The second question is from the Director [of the second Regional Office]. The Director's son has accepted a position with a private law firm in [the city] that is involved with approximately 25 cases per year with the Regional Office. The son was to begin working with the firm in June or September 1990 and, upon graduation from law school, was to continue as a full-time associate in September 1991. I understand that the son would not be in the [department of the firm that has cases involving the Regional Office]. The Director asks when he should recuse himself.

The restriction in 18 U.S.C. § 208 prohibits an officer or employee from participating personally and substantially in a particular matter in which he, his spouse, or minor child has a financial interest. (Emphasis added.) Although the information provided does not indicate the son's age, I assume, since he would have graduated from both college and law school, he is not a minor child.

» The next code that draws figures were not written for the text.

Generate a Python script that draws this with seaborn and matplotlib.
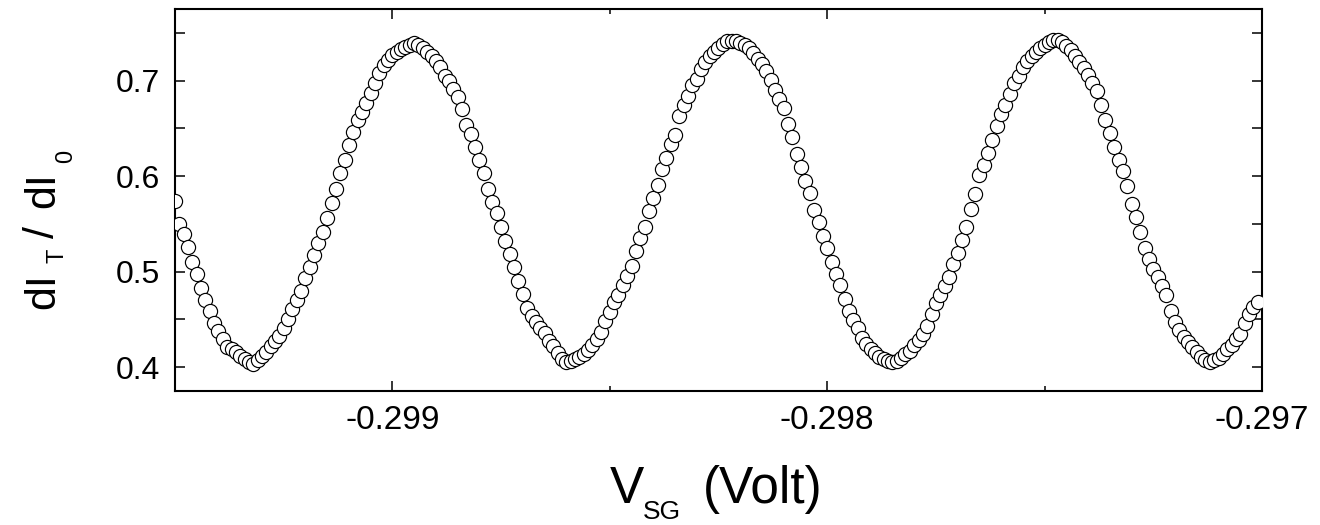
import matplotlib
matplotlib.use("Agg")
import matplotlib.pyplot as plt
import seaborn as sns
import pandas as pd
from matplotlib.ticker import MultipleLocator, FormatStrFormatter

# Side-gate voltage (V) — uniform sweep
vsg = [
    -0.29950, -0.29949, -0.29948, -0.29947, -0.29946, -0.29945, -0.29944, -0.29943, -0.29942, -0.29941,
    -0.29940, -0.29939, -0.29938, -0.29937, -0.29936, -0.29935, -0.29934, -0.29933, -0.29932, -0.29931,
    -0.29930, -0.29929, -0.29928, -0.29927, -0.29926, -0.29925, -0.29924, -0.29923, -0.29922, -0.29921,
    -0.29920, -0.29919, -0.29918, -0.29917, -0.29916, -0.29915, -0.29914, -0.29913, -0.29912, -0.29911,
    -0.29910, -0.29909, -0.29908, -0.29907, -0.29906, -0.29905, -0.29904, -0.29903, -0.29902, -0.29901,
    -0.29900, -0.29899, -0.29898, -0.29897, -0.29896, -0.29895, -0.29894, -0.29893, -0.29892, -0.29891,
    -0.29890, -0.29889, -0.29888, -0.29887, -0.29886, -0.29885, -0.29884, -0.29883, -0.29882, -0.29881,
    -0.29880, -0.29879, -0.29878, -0.29877, -0.29876, -0.29875, -0.29874, -0.29873, -0.29872, -0.29871,
    -0.29870, -0.29869, -0.29868, -0.29867, -0.29866, -0.29865, -0.29864, -0.29863, -0.29862, -0.29861,
    -0.29860, -0.29859, -0.29858, -0.29857, -0.29856, -0.29855, -0.29854, -0.29853, -0.29852, -0.29851,
    -0.29850, -0.29849, -0.29848, -0.29847, -0.29846, -0.29845, -0.29844, -0.29843, -0.29842, -0.29841,
    -0.29840, -0.29839, -0.29838, -0.29837, -0.29836, -0.29835, -0.29834, -0.29833, -0.29832, -0.29831,
    -0.29830, -0.29829, -0.29828, -0.29827, -0.29826, -0.29825, -0.29824, -0.29823, -0.29822, -0.29821,
    -0.29820, -0.29819, -0.29818, -0.29817, -0.29816, -0.29815, -0.29814, -0.29813, -0.29812, -0.29811,
    -0.29810, -0.29809, -0.29808, -0.29807, -0.29806, -0.29805, -0.29804, -0.29803, -0.29802, -0.29801,
    -0.29800, -0.29799, -0.29798, -0.29797, -0.29796, -0.29795, -0.29794, -0.29793, -0.29792, -0.29791,
    -0.29790, -0.29789, -0.29788, -0.29787, -0.29786, -0.29785, -0.29784, -0.29783, -0.29782, -0.29781,
    -0.29780, -0.29779, -0.29778, -0.29777, -0.29776, -0.29775, -0.29774, -0.29773, -0.29772, -0.29771,
    -0.29770, -0.29769, -0.29768, -0.29767, -0.29766, -0.29765, -0.29764, -0.29763, -0.29762, -0.29761,
    -0.29760, -0.29759, -0.29758, -0.29757, -0.29756, -0.29755, -0.29754, -0.29753, -0.29752, -0.29751,
    -0.29750, -0.29749, -0.29748, -0.29747, -0.29746, -0.29745, -0.29744, -0.29743, -0.29742, -0.29741,
    -0.29740, -0.29739, -0.29738, -0.29737, -0.29736, -0.29735, -0.29734, -0.29733, -0.29732, -0.29731,
    -0.29730, -0.29729, -0.29728, -0.29727, -0.29726, -0.29725, -0.29724, -0.29723, -0.29722, -0.29721,
    -0.29720, -0.29719, -0.29718, -0.29717, -0.29716, -0.29715, -0.29714, -0.29713, -0.29712, -0.29711,
    -0.29710, -0.29709, -0.29708, -0.29707, -0.29706, -0.29705, -0.29704, -0.29703, -0.29702, -0.29701,
]

# dI_T / dI_0
ratio = [
    0.574, 0.550, 0.539, 0.526, 0.510, 0.497, 0.483, 0.470, 0.459, 0.446,
    0.438, 0.429, 0.421, 0.419, 0.416, 0.412, 0.409, 0.405, 0.403, 0.407,
    0.412, 0.416, 0.422, 0.427, 0.433, 0.441, 0.450, 0.461, 0.470, 0.480,
    0.493, 0.505, 0.517, 0.530, 0.542, 0.556, 0.572, 0.586, 0.603, 0.617,
    0.633, 0.646, 0.659, 0.667, 0.677, 0.687, 0.697, 0.708, 0.716, 0.722,
    0.727, 0.730, 0.733, 0.735, 0.737, 0.739, 0.737, 0.734, 0.730, 0.726,
    0.721, 0.714, 0.705, 0.700, 0.691, 0.683, 0.670, 0.654, 0.644, 0.630,
    0.617, 0.603, 0.586, 0.573, 0.561, 0.547, 0.532, 0.518, 0.505, 0.490,
    0.477, 0.462, 0.454, 0.447, 0.441, 0.436, 0.427, 0.422, 0.415, 0.408,
    0.405, 0.406, 0.409, 0.411, 0.414, 0.418, 0.423, 0.429, 0.437, 0.448,
    0.458, 0.468, 0.476, 0.486, 0.495, 0.506, 0.522, 0.535, 0.547, 0.564,
    0.577, 0.591, 0.607, 0.619, 0.634, 0.643, 0.663, 0.674, 0.684, 0.695,
    0.702, 0.712, 0.719, 0.726, 0.730, 0.734, 0.738, 0.741, 0.742, 0.741,
    0.739, 0.737, 0.734, 0.729, 0.723, 0.717, 0.710, 0.701, 0.690, 0.681,
    0.671, 0.655, 0.641, 0.623, 0.610, 0.595, 0.582, 0.565, 0.552, 0.537,
    0.525, 0.510, 0.498, 0.486, 0.471, 0.459, 0.449, 0.441, 0.431, 0.424,
    0.419, 0.415, 0.411, 0.408, 0.406, 0.405, 0.406, 0.410, 0.414, 0.417,
    0.423, 0.428, 0.435, 0.443, 0.456, 0.467, 0.476, 0.485, 0.494, 0.508,
    0.520, 0.533, 0.547, 0.566, 0.581, 0.601, 0.612, 0.624, 0.638, 0.652,
    0.665, 0.675, 0.686, 0.697, 0.705, 0.714, 0.721, 0.726, 0.730, 0.734,
    0.737, 0.740, 0.743, 0.743, 0.740, 0.736, 0.732, 0.726, 0.720, 0.713,
    0.706, 0.698, 0.689, 0.675, 0.659, 0.645, 0.631, 0.617, 0.605, 0.590,
    0.571, 0.557, 0.542, 0.525, 0.513, 0.503, 0.494, 0.485, 0.476, 0.459,
    0.447, 0.439, 0.432, 0.426, 0.421, 0.416, 0.411, 0.407, 0.405, 0.407,
    0.410, 0.414, 0.419, 0.423, 0.429, 0.435, 0.446, 0.456, 0.463, 0.468,
]

sns.set_style("ticks")
plt.rcParams["font.family"] = ["Liberation Sans", "DejaVu Sans"]
for k in ["text.color", "axes.labelcolor", "xtick.color", "ytick.color", "axes.edgecolor"]:
    plt.rcParams[k] = "black"

W, H = 1320, 525
fig = plt.figure(figsize=(W / 100, H / 100), dpi=100)
ax = fig.add_axes([175 / W, 1 - 391 / H, (1262 - 175) / W, (391 - 9) / H])

df = pd.DataFrame({"vsg": vsg, "ratio": ratio})
sns.scatterplot(data=df, x="vsg", y="ratio", ax=ax, marker="o", s=104,
                color="white", edgecolor="black", linewidth=0.85,
                legend=False, zorder=3)

ax.set_xlim(-0.2995, -0.297)
ax.set_ylim(0.375, 0.775)
ax.xaxis.set_major_locator(MultipleLocator(0.001))
ax.xaxis.set_minor_locator(MultipleLocator(0.0005))
ax.xaxis.set_major_formatter(FormatStrFormatter("%.3f"))
ax.yaxis.set_major_locator(MultipleLocator(0.1))
ax.yaxis.set_minor_locator(MultipleLocator(0.05))
ax.yaxis.set_major_formatter(FormatStrFormatter("%.1f"))

ax.tick_params(axis="both", which="both", direction="in", top=True, right=True,
               width=1.1, color="black")
ax.tick_params(axis="both", which="major", length=7.2)
ax.tick_params(axis="x", which="minor", length=3.6)
ax.tick_params(axis="y", which="minor", length=7.2)
ax.tick_params(axis="x", which="major", labelsize=24, pad=10)
ax.tick_params(axis="y", which="major", labelsize=23, pad=11)
for s in ax.spines.values():
    s.set_linewidth(1.5)
    s.set_color("black")

ax.set_xlabel("")
ax.set_ylabel("")

def ftxt(px, py, s, size, rot=0):
    fig.text(px / W, 1 - py / H, s, fontsize=size, rotation=rot,
             rotation_mode="anchor", ha="left", va="baseline")

# x-axis label: V_SG (Volt)
ftxt(610, 503, "V", 37)
ftxt(643, 519, "SG", 19)
ftxt(703, 503, "(Volt)", 37)

# y-axis label: dI_T / dI_0 (rotated, reading upward)
ftxt(54, 309, "dI", 31, 90)
ftxt(64, 263, "T", 17, 90)
ftxt(54, 238, "/", 31, 90)
ftxt(54, 208, "dI", 31, 90)
ftxt(72, 163, "0", 17, 90)

fig.savefig("out.png", dpi=100)
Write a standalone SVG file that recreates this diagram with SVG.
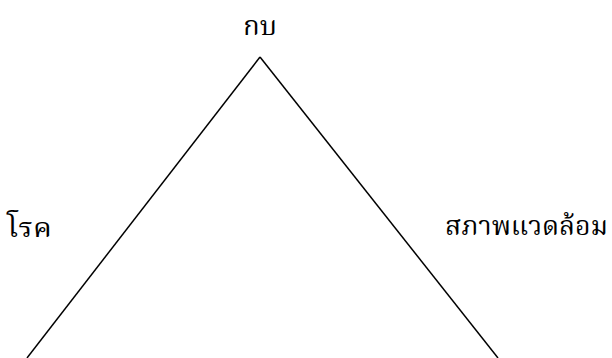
<svg xmlns="http://www.w3.org/2000/svg" width="612" height="358" viewBox="0 0 612 358">
<style>
.lbl{font-family:"Noto Serif Thai","Noto Sans Thai Looped","Norasi","Garuda","Noto Sans Thai","Noto Sans","DejaVu Sans",sans-serif;font-size:26px;fill:#000}
.edge{stroke:#000;stroke-width:1.5;fill:none}
</style>
<rect width="612" height="358" fill="#fff"/>
<g id="connectors">
<line class="edge" x1="260" y1="57" x2="27" y2="358"/>
<line class="edge" x1="260" y1="57" x2="498" y2="358"/>
</g>
<g id="node-frog"><text class="lbl" x="243" y="35" textLength="34" lengthAdjust="spacingAndGlyphs">กบ</text></g>
<g id="node-disease"><text class="lbl" x="7" y="237" textLength="45" lengthAdjust="spacingAndGlyphs">โรค</text></g>
<g id="node-environment"><text class="lbl" x="445" y="235" textLength="163" lengthAdjust="spacingAndGlyphs">สภาพแวดล้อม</text></g>
</svg>
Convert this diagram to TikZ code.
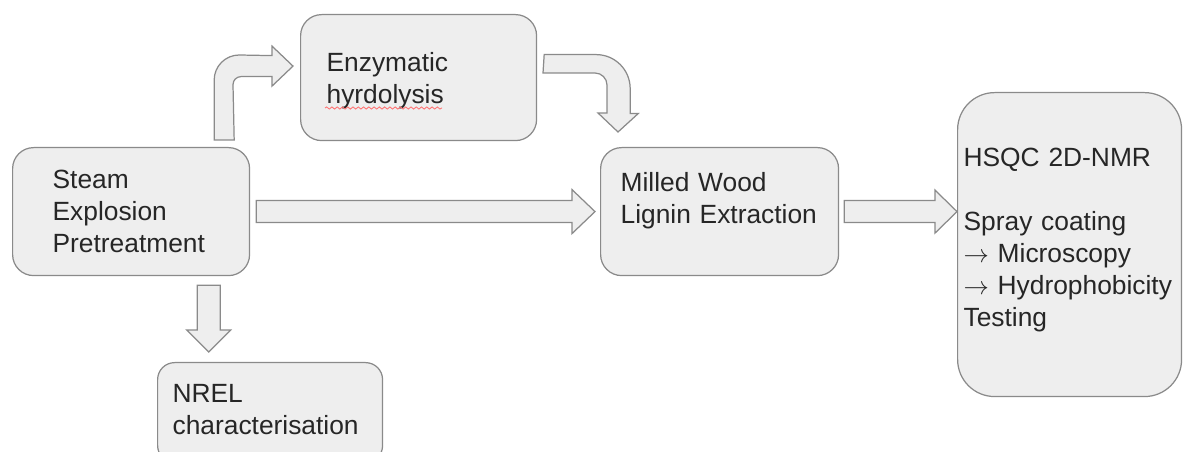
\documentclass[tikz,border=0pt]{standalone}
\usepackage{fontspec}
\setmainfont{Liberation Sans}
\usetikzlibrary{calc, decorations.pathmorphing}
\definecolor{boxfill}{HTML}{EEEEEE}
\definecolor{boxline}{HTML}{8A8A8A}

\begin{document}
\begin{tikzpicture}[
    x=0.02cm, y=0.02cm,
    box/.style={rectangle, rounded corners=0.42cm, draw=boxline, fill=boxfill, line width=0.7pt, align=left, inner xsep=0pt, inner ysep=0pt, anchor=north west, text=black!85, font=\fontsize{15}{18.2}\selectfont},
    blockarrow/.style={draw=boxline, fill=boxfill, line width=0.7pt, line join=miter}
]
\useasboundingbox (0,0) rectangle (1183,-452);

\node[box, minimum width=4.74cm, text width=3.14cm, text height=0.82cm, text depth=1.74cm] (steam) at (12,-147) {Steam\\Explosion\\Pretreatment};
\node[box, minimum width=4.72cm, text width=3.68cm, text height=1.14cm, text depth=1.38cm] (enzym) at (300,-14) {Enzymatic\\hyrdolysis};
\node[box, minimum width=4.76cm, text width=3.96cm, text height=0.88cm, text depth=1.68cm] (milled) at (600,-147) {Milled Wood\\Lignin Extraction};
\node[box, rounded corners=0.34cm, minimum width=4.5cm, text width=3.9cm, text height=0.8cm, text depth=1.2cm] (nrel) at (157,-362) {NREL\\characterisation};
\node[box, rounded corners=0.74cm, minimum width=4.48cm, text width=4.24cm, text height=1.48cm, text depth=4.6cm] (hsqc) at (957,-92) {HSQC 2D-NMR\\[18.2pt]Spray coating\\$\rightarrow$ Microscopy\\$\rightarrow$ Hydrophobicity\\Testing};

% spell-check squiggle
\draw[red!55, line width=0.5pt, decorate, decoration={snake, amplitude=0.6pt, segment length=3pt}] ($(enzym.north west)+(25,-94)$) -- ($(enzym.north west)+(142,-94)$);

% straight block arrows
\draw[blockarrow] ($(steam.east)+(6,11)$) -- ($(milled.west)+(-28,11)$) -- ++(0,11) -- ($(milled.west)+(-5,0)$) -- ($(milled.west)+(-28,-22)$) -- ++(0,11) -- ($(steam.east)+(6,-11)$) -- cycle;
\draw[blockarrow] ($(milled.east)+(5,11)$) -- ($(milled.east -| hsqc.west)+(-22,11)$) -- ++(0,10.5) -- (milled.east -| hsqc.west) -- ($(milled.east -| hsqc.west)+(-22,-21.5)$) -- ++(0,10.5) -- ($(milled.east)+(5,-11)$) -- cycle;

\coordinate (dtail) at ($(steam.south east)+(-41.5,-9)$);
\coordinate (dtip) at ($(steam.south east |- nrel.north)+(-41.5,10)$);
\draw[blockarrow] ($(dtail)+(-11.5,0)$) -- ($(dtip)+(-11.5,22)$) -- ++(-10.5,0) -- (dtip) -- ($(dtip)+(22,22)$) -- ++(-10.5,0) -- ($(dtail)+(11.5,0)$) -- cycle;

% bent block arrows
\coordinate (utail) at ($(steam.north east)+(-36,7)$);
\coordinate (utip) at ($(enzym.west)+(-7,11.5)$);
\draw[blockarrow] (utail) -- ++(0,60) .. controls +(0,13.8) and +(-13.8,0) .. ++(25,25) -- ($(utip)+(-21,10.5)$) -- ++(0,9.5) -- (utip) -- ($(utip)+(-21,-20)$) -- ++(0,9.5) -- ++(-31,0) .. controls +(-4.4,0) and +(0,4.4) .. ++(-8,-8) -- ($(utail)+(20,0)$) -- cycle;

\coordinate (rtail) at ($(enzym.east)+(7,23)$);
\coordinate (rtip) at ($(milled.north west)+(18,15)$);
\draw[blockarrow] (rtail) -- ++(52,0) .. controls +(18.8,0) and +(0,18.8) .. ++(34,-34) -- ++(0,-25) -- ++(8,0) -- (rtip) -- ++(-20,19) -- ++(9,0) -- ++(0,28) .. controls +(0,6.6) and +(6.6,0) .. ++(-12,12) -- ++(-52,0) -- cycle;

\end{tikzpicture}
\end{document}
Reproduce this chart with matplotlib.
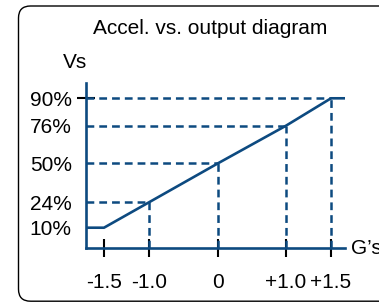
import numpy as np
import matplotlib
matplotlib.use('Agg')
import matplotlib.pyplot as plt
from matplotlib.patches import FancyBboxPatch

plt.rcParams['font.family'] = ['Liberation Sans', 'DejaVu Sans']
plt.rcParams['lines.scale_dashes'] = False

# data
g_values = [-1.5, -1.0, 0.0, 1.0, 1.5]
g_labels = ['-1.5', '-1.0', '0', '+1.0', '+1.5']
vs_values = [10, 24, 50, 76, 90]
vs_labels = ['10%', '24%', '50%', '76%', '90%']

navy = '#0d4a80'
W, H = 379, 302

# schematic (uneven) axes: piecewise linear scales, knots in pixels
x_knots = [-2.0, -1.5, -1.0, 0.0, 1.0, 1.5, 2.0]
x_pix = [59, 104, 149, 218, 286, 331, 376]
y_knots = [-10, 10, 24, 50, 76, 90, 110]
y_pix = [-16, 20.3, 45.7, 84.7, 122.3, 149.7, 189]  # height above x axis


def fx(x):
    return np.interp(x, x_knots, x_pix)


def fx_inv(p):
    return np.interp(p, x_pix, x_knots)


def fy(y):
    return np.interp(y, y_knots, y_pix)


def fy_inv(p):
    return np.interp(p, y_pix, y_knots)


fig = plt.figure(figsize=(W / 100, H / 100), dpi=100)

# rounded frame
frame = FancyBboxPatch((0.185, 0.008), 4.0, 2.952,
                       boxstyle='round,pad=0,rounding_size=0.12',
                       transform=fig.dpi_scale_trans, facecolor='none',
                       edgecolor='black', linewidth=1.0)
fig.patches.append(frame)

ax_left, ax_right, ax_bottom, ax_top = 86, 345, 248, 83
ax = fig.add_axes([ax_left / W, (H - ax_bottom) / H,
                   (ax_right - ax_left) / W, (ax_bottom - ax_top) / H])
ax.patch.set_visible(False)
ax.set_xscale('function', functions=(fx, fx_inv))
ax.set_yscale('function', functions=(fy, fy_inv))
xmin, xmax = float(fx_inv(ax_left)), float(fx_inv(ax_right))
ymin, ymax = float(fy_inv(0)), float(fy_inv(ax_bottom - ax_top))
ax.set_xlim(xmin, xmax)
ax.set_ylim(ymin, ymax)

# dashed guide lines
for g, v in zip(g_values[1:], vs_values[1:]):
    ax.plot([xmin, g], [v, v], color=navy, lw=1.8, dashes=(5.6, 3.6),
            zorder=2, clip_on=False)
    ax.plot([g, g], [ymin, v], color=navy, lw=1.8, dashes=(5.6, 3.6),
            zorder=2, clip_on=False)

# response curve
line_x = [xmin] + g_values + [xmax]
line_y = [vs_values[0]] + vs_values + [vs_values[-1]]
ax.plot(line_x, line_y, color=navy, lw=1.9, zorder=3, clip_on=False,
        solid_capstyle='butt')

for side in ['top', 'right']:
    ax.spines[side].set_visible(False)
for side in ['left', 'bottom']:
    ax.spines[side].set_color(navy)
    ax.spines[side].set_linewidth(1.9)
    ax.spines[side].set_zorder(4)

ax.set_xticks(g_values)
ax.set_xticklabels(g_labels)
ax.set_yticks(vs_values)
ax.set_yticklabels(vs_labels)
ax.minorticks_off()
ax.tick_params(axis='x', direction='inout', length=13.5, width=1.5,
               color='black', labelsize=15, pad=11)
ax.tick_params(axis='y', direction='inout', length=13.5, width=1.5,
               color='black', labelsize=15, pad=3.5)
for t in ax.yaxis.get_major_ticks()[:-1]:
    t.tick1line.set_visible(False)
for t in ax.xaxis.get_major_ticks() + ax.yaxis.get_major_ticks():
    t.tick1line.set_zorder(5)

ax.annotate('G\u2019s', xy=(1, 0), xycoords='axes fraction',
            xytext=(6, 0), textcoords='offset pixels',
            ha='left', va='center', fontsize=15)

fig.text(210 / W, 1 - 34 / H, 'Accel. vs. output diagram', ha='center',
         va='baseline', fontsize=15)
fig.text(63 / W, 1 - 68 / H, 'Vs', ha='left', va='baseline', fontsize=15)

fig.savefig('out.png', dpi=100)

Thus, the statute would not be applicable.

There is, however, the question of an appearance of a conflict of interest. The appearance problem is more acute because it involves the Director of the Regional Office. However, the Regional Director recognized this. If the Director is to act on the basis of a perceived appearance of a conflict of interest, I would recommend that he do so at the time when the son and the firm make an agreement that will result in the son's permanent employment. If such time has already passed, I would suggest that the Director recuse himself, if he has not already done so, after receipt of this opinion.